The success or failure of conservation efforts at this year's International Whaling Commission meeting—June 16-19—appears to hinge on the power of a handful of pro-whaling nations to control the agenda. The name those nations have given their bloody quest: "Normalization" of the IWC.
Japan is spearheading efforts to strip the IWC of its conservation and welfare mandate. At last year's meeting in Ulsan, Korea, the Japanese government tried to eliminate planned discussions and actions on whale killing methods and welfare, the creation and maintenance of sanctuaries, whale watching, and the recently created Conservation Committee. Japan prefers to focus discussions on generating whale quotas and resuming commercial whaling.
Increased Whaling, Secret Ballots
The pro-whaling faction, led by Japan, Norway, and Iceland, needs only a simple majority of the IWC member votes to set its agenda.
Japan also has tried for decades to create a new category of IWC-permitted whaling for coastal communities: "Small-type coastal whaling." If this category is permitted, it will allow Japan to openly whale for commercial purposes for the first time since a ban was imposed in 1986.
For the past ten years and again this year, Japan is calling for secret ballots at the meeting. If a simple majority votes in favor of secret ballots, citizens won't be able to hold their national representatives accountable, and tourists won't be able to avoid pro-whaling countries. If successful, Japan's ploy will make it far easier for nations that are concerned about their public image to vote in favor of whaling.
Revised Management Scheme
Since 1993, IWC-member countries have been hashing out a new method for managing commercial whaling, called the Revised Management Scheme.
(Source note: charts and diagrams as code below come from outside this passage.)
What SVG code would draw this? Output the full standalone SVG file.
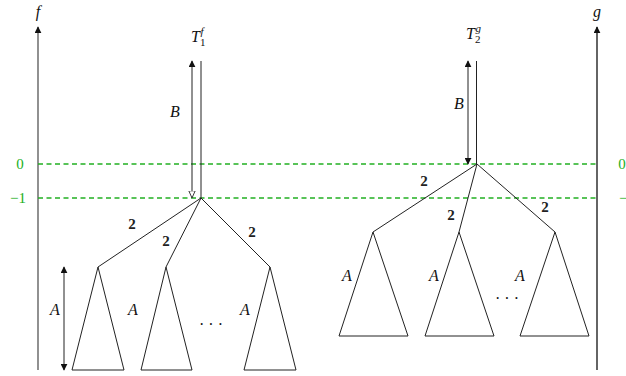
<svg xmlns="http://www.w3.org/2000/svg" width="626" height="376" viewBox="0 0 626 376">
<style>
.ln{stroke:#222;stroke-width:1;fill:none}
.tri{stroke:#222;stroke-width:1;fill:#fff}
.ax{stroke-width:1.3;fill:none}
.gd{stroke:#22b022;stroke-width:1.6;stroke-dasharray:5,3.5;fill:none}
.m{font-family:"Liberation Serif","DejaVu Serif",serif;font-style:italic;font-size:16px;fill:#111}
.n{font-family:"Liberation Serif","DejaVu Serif",serif;font-size:15px;font-weight:bold;fill:#222}
.g{font-family:"Liberation Serif","DejaVu Serif",serif;font-size:15px;fill:#22b022}
.sub{font-size:11px}
</style>
<defs>
<marker id="ah" viewBox="0 0 10 10" refX="9" refY="5" markerWidth="7" markerHeight="7" orient="auto-start-reverse" markerUnits="userSpaceOnUse"><path d="M0,0 L10,5 L0,10 Z" fill="#111"/></marker>
<marker id="ao" viewBox="0 0 10 10" refX="9" refY="5" markerWidth="8" markerHeight="8" orient="auto" markerUnits="userSpaceOnUse"><path d="M0,1 L9,5 L0,9 Z" fill="#fff" stroke="#333" stroke-width="1.2"/></marker>
</defs>
<g id="axes">
<line class="ax" x1="38" y1="370" x2="38" y2="27" stroke="#555" marker-end="url(#ah)"/>
<line class="ax" x1="597" y1="370" x2="597" y2="27" stroke="#111" marker-end="url(#ah)"/>
<text class="m" x="38" y="17" text-anchor="middle">f</text>
<text class="m" x="597" y="17" text-anchor="middle">g</text>
</g>
<g id="levels">
<line class="gd" x1="38" y1="164" x2="597" y2="164"/>
<line class="gd" x1="38" y1="198" x2="597" y2="198"/>
<text class="g" x="20" y="169" text-anchor="middle">0</text>
<text class="g" x="18" y="203" text-anchor="middle">−1</text>
<text class="g" x="622" y="169" text-anchor="middle">0</text>
<text class="g" x="627" y="203" text-anchor="middle">−1</text>
</g>
<g id="tree1">
<text class="m" x="191" y="42">T<tspan class="sub" style="font-style:normal" dy="4">1</tspan><tspan class="sub" dx="-5" dy="-11">f</tspan></text>
<line class="ln" x1="201" y1="61" x2="201" y2="198"/>
<line class="ln" x1="201" y1="198" x2="98" y2="267"/>
<line class="ln" x1="201" y1="198" x2="166" y2="267"/>
<line class="ln" x1="201" y1="198" x2="270" y2="267"/>
<text class="n" x="132" y="229" text-anchor="middle">2</text>
<text class="n" x="166" y="246" text-anchor="middle">2</text>
<text class="n" x="252" y="237" text-anchor="middle">2</text>
<polygon class="tri" points="98,267 72,370 124,370"/>
<polygon class="tri" points="166,267 141,370 192,370"/>
<polygon class="tri" points="270,267 244,370 296,370"/>
<text class="m" x="55" y="315" text-anchor="middle">A</text>
<text class="m" x="133" y="315" text-anchor="middle">A</text>
<text class="m" x="245" y="315" text-anchor="middle">A</text>
<text class="m" x="211" y="330" text-anchor="middle" style="font-style:normal">· · ·</text>
</g>
<g id="tree2">
<text class="m" x="466" y="39">T<tspan class="sub" style="font-style:normal" dy="4">2</tspan><tspan class="sub" dx="-5" dy="-11">g</tspan></text>
<line class="ln" x1="476.5" y1="61" x2="476.5" y2="164" stroke="#777"/>
<line class="ln" x1="477" y1="164" x2="373" y2="232"/>
<line class="ln" x1="477" y1="164" x2="459" y2="232"/>
<line class="ln" x1="477" y1="164" x2="555" y2="232"/>
<text class="n" x="424" y="186" text-anchor="middle">2</text>
<text class="n" x="451" y="220" text-anchor="middle">2</text>
<text class="n" x="545" y="212" text-anchor="middle">2</text>
<polygon class="tri" points="373,232 339,336 408,336"/>
<polygon class="tri" points="459,232 425,336 494,336"/>
<polygon class="tri" points="555,232 520,336 589,336"/>
<text class="m" x="347" y="281" text-anchor="middle">A</text>
<text class="m" x="434" y="281" text-anchor="middle">A</text>
<text class="m" x="520" y="281" text-anchor="middle">A</text>
<text class="m" x="507" y="304" text-anchor="middle" style="font-style:normal">· · ·</text>
</g>
<g id="connectors">
<line class="ln" x1="192" y1="61" x2="192" y2="198" marker-start="url(#ah)" marker-end="url(#ao)"/>
<text class="m" x="175" y="117" text-anchor="middle">B</text>
<line class="ln" x1="468" y1="61" x2="468" y2="164" marker-start="url(#ah)" marker-end="url(#ah)"/>
<text class="m" x="459" y="109" text-anchor="middle">B</text>
<line class="ln" x1="64" y1="267" x2="64" y2="370" marker-start="url(#ah)" marker-end="url(#ah)"/>
</g>
</svg>
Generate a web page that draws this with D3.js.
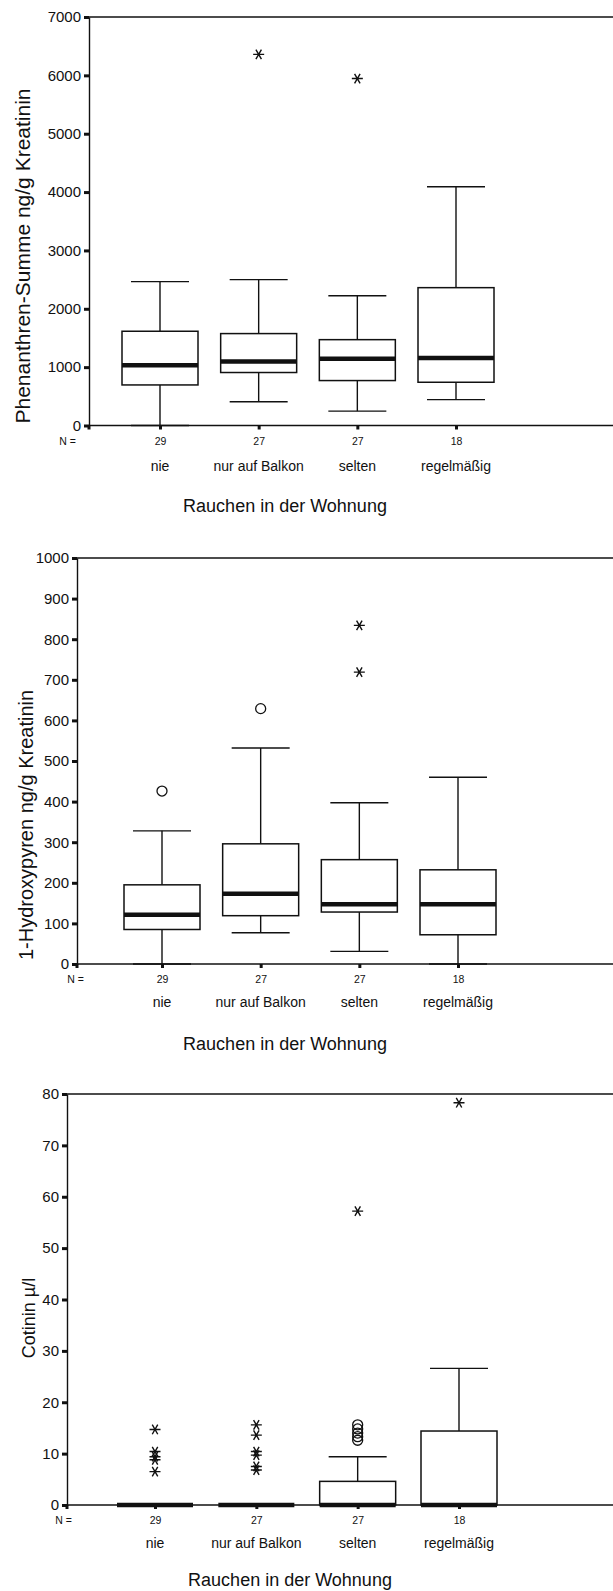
<!DOCTYPE html>
<html>
<head>
<meta charset="utf-8">
<script src="https://cdn.jsdelivr.net/npm/d3@7"></script>
<style>
  body { margin: 0; background: #fff; }
  svg { display: block; font-family: "Liberation Sans", Arial, sans-serif; }
</style>
</head>
<body>
<div id="chart"></div>
<script>
// groups and counts (same for all three panels)
const categories = ["nie", "nur auf Balkon", "selten", "regelmäßig"];
const groupN = [29, 27, 27, 18];
const xTitle = "Rauchen in der Wohnung";

// Phenanthren-Summe ng/g Kreatinin
const phenTicks = [0, 1000, 2000, 3000, 4000, 5000, 6000, 7000];
const phenLow = [0, 408, 247, 443];
const phenQ1 = [695, 908, 770, 741];
const phenMedian = [1034, 1098, 1144, 1155];
const phenQ3 = [1615, 1575, 1471, 2362];
const phenHigh = [2466, 2500, 2224, 4090];
const phenCircles = [[], [], [], []];
const phenStars = [[], [6360], [5945], []];

// 1-Hydroxypyren ng/g Kreatinin
const hydTicks = [0, 100, 200, 300, 400, 500, 600, 700, 800, 900, 1000];
const hydLow = [0, 77, 31, 0];
const hydQ1 = [85, 119, 128, 72];
const hydMedian = [121, 173, 147, 147];
const hydQ3 = [195, 296, 257, 232];
const hydHigh = [328, 532, 397, 460];
const hydCircles = [[426], [629], [], []];
const hydStars = [[], [], [834, 719], []];

// Cotinin µ/l
const cotTicks = [0, 10, 20, 30, 40, 50, 60, 70, 80];
const cotLow = [0, 0, 0, 0];
const cotQ1 = [0, 0, 0, 0];
const cotMedian = [0, 0, 0, 0];
const cotQ3 = [0, 0, 4.6, 14.4];
const cotHigh = [0, 0, 9.4, 26.6];
const cotCircles = [[], [], [15.6, 14.8, 14.0, 13.3, 12.6], []];
const cotStars = [[14.7, 10.4, 9.4, 8.8, 6.5], [15.6, 13.6, 10.4, 9.7, 7.5, 6.8], [57.2], [78.3]];

const width = 613;
const height = 1591;
const boxWidth = 76;
const capWidth = 58;

const svg = d3
  .select("#chart")
  .append("svg")
  .attr("width", width)
  .attr("height", height)
  .attr("viewBox", [0, 0, width, height]);

function rows(low, q1, med, q3, high, circles, stars) {
  return categories.map((c, i) => ({
    key: c,
    low: low[i],
    q1: q1[i],
    med: med[i],
    q3: q3[i],
    high: high[i],
    circles: circles[i],
    stars: stars[i],
  }));
}

// asterisk marker: horizontal bar plus two diagonals
function starPath(cx, cy, r) {
  const dx = r * Math.cos(Math.PI / 3);
  const dy = r * Math.sin(Math.PI / 3);
  return `M${cx - r},${cy}L${cx + r},${cy}` +
    `M${cx - dx},${cy - dy}L${cx + dx},${cy + dy}` +
    `M${cx - dx},${cy + dy}L${cx + dx},${cy - dy}`;
}

function drawPanel(p) {
  const g = svg.append("g");

  const y = d3.scaleLinear().domain(p.domain).range([p.bottom, p.top]);
  const x = d3.scalePoint().domain(categories).range(p.xRange);

  // frame: top line and bottom line run off the page on the right
  g.append("line")
    .attr("x1", p.axisX).attr("x2", width + 10)
    .attr("y1", p.top).attr("y2", p.top)
    .attr("stroke", "#111").attr("stroke-width", 1.4);
  g.append("line")
    .attr("x1", p.axisX).attr("x2", width + 10)
    .attr("y1", p.bottom).attr("y2", p.bottom)
    .attr("stroke", "#111").attr("stroke-width", 1.4);

  // y axis
  g.append("g")
    .attr("transform", `translate(${p.axisX},0)`)
    .call(d3.axisLeft(y).tickValues(p.ticks).tickFormat(d3.format("d"))
      .tickSize(5).tickSizeOuter(0).tickPadding(3))
    .call((a) => a.select(".domain").attr("stroke", "#111").attr("stroke-width", 1.4))
    .call((a) => a.selectAll(".tick line").attr("stroke", "#111").attr("stroke-width", 3))
    .call((a) => a.selectAll(".tick text")
      .attr("fill", "#111")
      .attr("font-size", 15)
      .attr("font-family", "'Liberation Sans', Arial, sans-serif"));

  // x axis ticks with N labels
  g.append("g")
    .attr("transform", `translate(0,${p.bottom})`)
    .call(d3.axisBottom(x).tickSize(4).tickPadding(8).tickFormat((d, i) => groupN[i]))
    .call((a) => a.select(".domain").remove())
    .call((a) => a.selectAll(".tick line").attr("stroke", "#111").attr("stroke-width", 3))
    .call((a) => a.selectAll(".tick text")
      .attr("fill", "#111")
      .attr("font-size", 10.5)
      .attr("font-family", "'Liberation Sans', Arial, sans-serif"));

  // small tick at the corner
  g.append("line")
    .attr("x1", p.axisX).attr("x2", p.axisX)
    .attr("y1", p.bottom).attr("y2", p.bottom + 4)
    .attr("stroke", "#111").attr("stroke-width", 3);

  g.append("text")
    .attr("x", p.nX)
    .attr("y", p.bottom + 19)
    .attr("text-anchor", "end")
    .attr("font-size", 10.5)
    .attr("fill", "#111")
    .text("N =");

  // category labels
  g.append("g")
    .selectAll("text")
    .data(categories)
    .join("text")
    .attr("x", (d) => x(d))
    .attr("y", p.catY)
    .attr("text-anchor", "middle")
    .attr("font-size", 14)
    .attr("fill", "#111")
    .text((d) => d);

  // axis titles
  g.append("text")
    .attr("x", p.titleX)
    .attr("y", p.titleY)
    .attr("text-anchor", "middle")
    .attr("font-size", 18)
    .attr("fill", "#111")
    .text(xTitle);

  g.append("text")
    .attr("transform", `translate(${p.yTitleX},${p.yTitleY}) rotate(-90)`)
    .attr("text-anchor", "middle")
    .attr("font-size", p.yTitleSize)
    .attr("fill", "#111")
    .text(p.yTitle);

  // boxes
  const box = g.append("g")
    .selectAll("g")
    .data(p.data)
    .join("g")
    .attr("stroke", "#111")
    .attr("fill", "none");

  box.append("line")
    .attr("x1", (d) => x(d.key)).attr("x2", (d) => x(d.key))
    .attr("y1", (d) => y(d.low)).attr("y2", (d) => y(d.q1))
    .attr("stroke-width", 1.4);
  box.append("line")
    .attr("x1", (d) => x(d.key)).attr("x2", (d) => x(d.key))
    .attr("y1", (d) => y(d.q3)).attr("y2", (d) => y(d.high))
    .attr("stroke-width", 1.4);
  box.append("line")
    .attr("x1", (d) => x(d.key) - capWidth / 2).attr("x2", (d) => x(d.key) + capWidth / 2)
    .attr("y1", (d) => y(d.low)).attr("y2", (d) => y(d.low))
    .attr("stroke-width", 1.4);
  box.append("line")
    .attr("x1", (d) => x(d.key) - capWidth / 2).attr("x2", (d) => x(d.key) + capWidth / 2)
    .attr("y1", (d) => y(d.high)).attr("y2", (d) => y(d.high))
    .attr("stroke-width", 1.4);
  box.append("rect")
    .attr("x", (d) => x(d.key) - boxWidth / 2)
    .attr("width", boxWidth)
    .attr("y", (d) => y(d.q3))
    .attr("height", (d) => y(d.q1) - y(d.q3))
    .attr("fill", "#fff")
    .attr("stroke-width", 1.5);
  box.append("line")
    .attr("x1", (d) => x(d.key) - boxWidth / 2).attr("x2", (d) => x(d.key) + boxWidth / 2)
    .attr("y1", (d) => y(d.med)).attr("y2", (d) => y(d.med))
    .attr("stroke-width", 4.5);

  // outliers (circles) and extremes (stars)
  box.selectAll("circle")
    .data((d) => d.circles.map((v) => ({ key: d.key, v })))
    .join("circle")
    .attr("cx", (d) => x(d.key))
    .attr("cy", (d) => y(d.v))
    .attr("r", 5)
    .attr("stroke-width", 1.3);
  box.selectAll("path.star")
    .data((d) => d.stars.map((v) => ({ key: d.key, v })))
    .join("path")
    .attr("class", "star")
    .attr("d", (d) => starPath(x(d.key), y(d.v), 5.5))
    .attr("stroke-width", 1.4);
}

drawPanel({
  data: rows(phenLow, phenQ1, phenMedian, phenQ3, phenHigh, phenCircles, phenStars),
  ticks: phenTicks,
  domain: [0, 7000],
  axisX: 89, top: 17, bottom: 425.5, xRange: [160, 456],
  nX: 76, catY: 471, titleX: 285, titleY: 512,
  yTitle: "Phenanthren-Summe ng/g Kreatinin", yTitleX: 29.5, yTitleY: 256, yTitleSize: 21,
});

drawPanel({
  data: rows(hydLow, hydQ1, hydMedian, hydQ3, hydHigh, hydCircles, hydStars),
  ticks: hydTicks,
  domain: [0, 1000],
  axisX: 77, top: 558, bottom: 964, xRange: [162, 458],
  nX: 84, catY: 1007, titleX: 285, titleY: 1050,
  yTitle: "1-Hydroxypyren ng/g Kreatinin", yTitleX: 33, yTitleY: 825, yTitleSize: 20,
});

drawPanel({
  data: rows(cotLow, cotQ1, cotMedian, cotQ3, cotHigh, cotCircles, cotStars),
  ticks: cotTicks,
  domain: [0, 80],
  axisX: 67, top: 1094, bottom: 1505, xRange: [155, 459],
  nX: 72, catY: 1548, titleX: 290, titleY: 1586,
  yTitle: "Cotinin µ/l", yTitleX: 35, yTitleY: 1318, yTitleSize: 18,
});
</script>
</body>
</html>
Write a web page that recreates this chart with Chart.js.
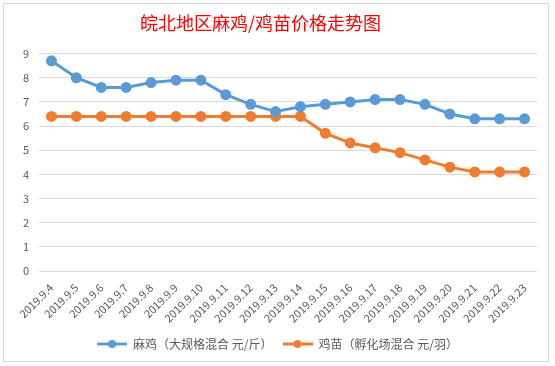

The IWC cannot vote to lift the ban on commercial whaling until the RMS is in place.
Current drafts of the RMS fall far short of what would be expected in a modern fisheries management regimen. Most modern fisheries agreements are not strong enough to prevent fish stocks from continuing to decline. The fact that the pro-whaling nations will not agree to even these inadequate measures is telling.
To push through an RMS at this year's IWC meeting, Japan and its allies will need a three-quarters majority of IWC members to vote against the whales, numbers that most observers believe they do not yet possess. However, the pro-whaling countries can make progress this year by having a resolution passed calling for the adoption of specific RMS language.
Meanwhile, It's Whaling as Usual
Today's world has no need for commercial whaling. The need for whale bone, blubber, meat, or oil does not drive whaling in the 21st century; greed and politics do. Additionally, killing whales is ecologically irresponsible. Whale populations that were depleted by many years of large-scale commercial whaling have yet to fully recover, and a number of these species remain classified as endangered or threatened.
The commercial whaling ban was supposed to stop all commercial whaling. However, several nations continue to exploit a loophole in the convention which allows scientific whaling, making a mockery of the ban and the IWC's ability to stop the abuses. Since the ban went into effect, more than 24,000 whales have been killed, the majority by 'research' whalers.